Pour la chanteuse Clair, le trublion Philippe Katerine écrit en 2022 une ode pop au bord de mer vendéen intitulée « Saint-Gilles-Croix-de-Vie ». En peu de mots et au moyen de seulement quelques accords s’y dresse un hypnotique décor balnéaire, où l’on (re)découvre la localité éponyme que l’auteur-compositeur connaît bien depuis son enfance en Vendée (s.a., 2024). Sortie d’abord en single puis deuxième titre de l’album La Maison magique (Clair, 2023), la chanson est incarnée par une artiste malicieuse pleinement dans le ton du label de Katerine dont elle inaugure le catalogue. À l’écoute de ce titre, on a l’impression d’intercepter une carte postale rétro, pleine de douce ironie, décrivant par allusions successives un lieu presque californien.
Si le rapprochement entre les deux « côtes ouest » peut paraître insolite, il permet pourtant d’élaborer une représentation évocatrice du territoire à l’honneur. En convoquant un imaginaire topique — souligné par la rime pauvre mais récurrente « Californie » / « Saint-Gilles-Croix-de-Vie » —, les paroles affirment que ce morceau de littoral ne mérite pas moins d’être idéalisé, voire mythifié, que celui qui sépare San Diego de San Francisco : « Si tu fermes les yeux, on est en Californie./ Si tu ouvres les yeux, on est à Saint-Gilles-Croix-de-Vie. Et c’est bien aussi. » Certes, la météo y est moins clémente, et l’eau bien plus fraîche : « Le soleil est heureux de se cacher dans son lit » (0 min 37 s), « Le plus souvent il négocie ce que le vent lui dit » (0 min 55 s), « Suffit de s’allonger dans l’eau, on est déjà des héros » (1 min 03 s), rappelle à cet égard le parolier. Mais on y est bien, ce que souligne encore davantage le vidéoclip de la chanson, réalisé par Gaëtan Chataigner. En filmant sous différents angles la grande plage, les surfeurs, la mer, les habitants et habitantes et le coucher de soleil vendéens, la caméra du réalisateur joue avec les clichés pour mettre en valeur les lieux avec un humour constant.
La dimension parodique de la chanson surgit plus nettement dans sa représentation en images, ne serait-ce que dans les sourires de Clair et de Philippe Katerine (de leur première apparition à l’écran jusqu’à leur sautillante sortie au ralenti) et dans les poses caricaturales des autres personnages. L’appel rieur à la rêverie inscrit dans la chanson se mue ici en documentaire mi-ironique, mi-réaliste.

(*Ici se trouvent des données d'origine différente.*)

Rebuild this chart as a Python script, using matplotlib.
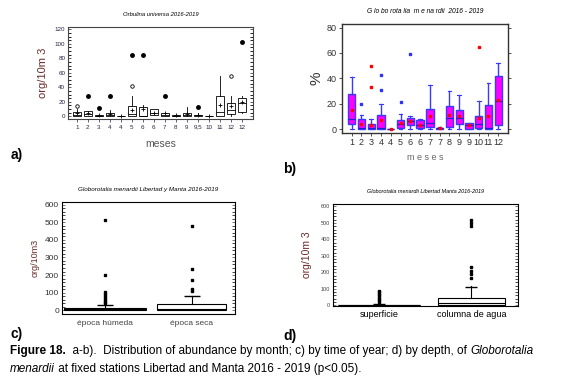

La description reste néanmoins tendre; elle présente un pays où les gens sont peut-être moins musclés, mais les relations plus franches, et le règne de l’apparence considérablement moins hégémonique que sur la West Coast étatsunienne. Derrière la pochade, on ne manquera donc pas d’apprécier l’authentique portrait du territoire qui s’élabore sous nos yeux et surtout au creux de nos oreilles. Car c’est bien par la musique, finement arrangée par Louis Delorme, Gabriel Gosse, Victor Le Masne — devenu récemment directeur musical des Jeux olympiques de Paris 2024 —, Elisa Blanchard et Adrien Daoud, que cette chanson nous transporte en terres gillocruciennes. Le « groove » West Coast, figuraliste, fait naître la houle dans notre imagination. Autant que la voix de l’interprète, ce sont la guitare, les claviers, la basse, la batterie et les chœurs qui nous guident dans cette courte escapade sonore sur le rivage atlantique. Et derrière les clichés musicaux, on peut aussi entendre un hommage à Surfer Girl des Beach boys (1963) ou à Happy Together des Turtles (1967).
Associée à la voix d’une nouvelle « drôle de dame » — « Si tu fermes les yeux, tu vois c’est Farrah Fawcett./ Si tu ouvres les yeux, bah c’est ma tête. » (1 min 53 s) —, Saint-Gilles-Croix-de-Vie a donc désormais sa chanson, comme bien d’autres villes (Toulouse, Amsterdam et son port, New York…). Elle est de celles qui invitent particulièrement au voyage.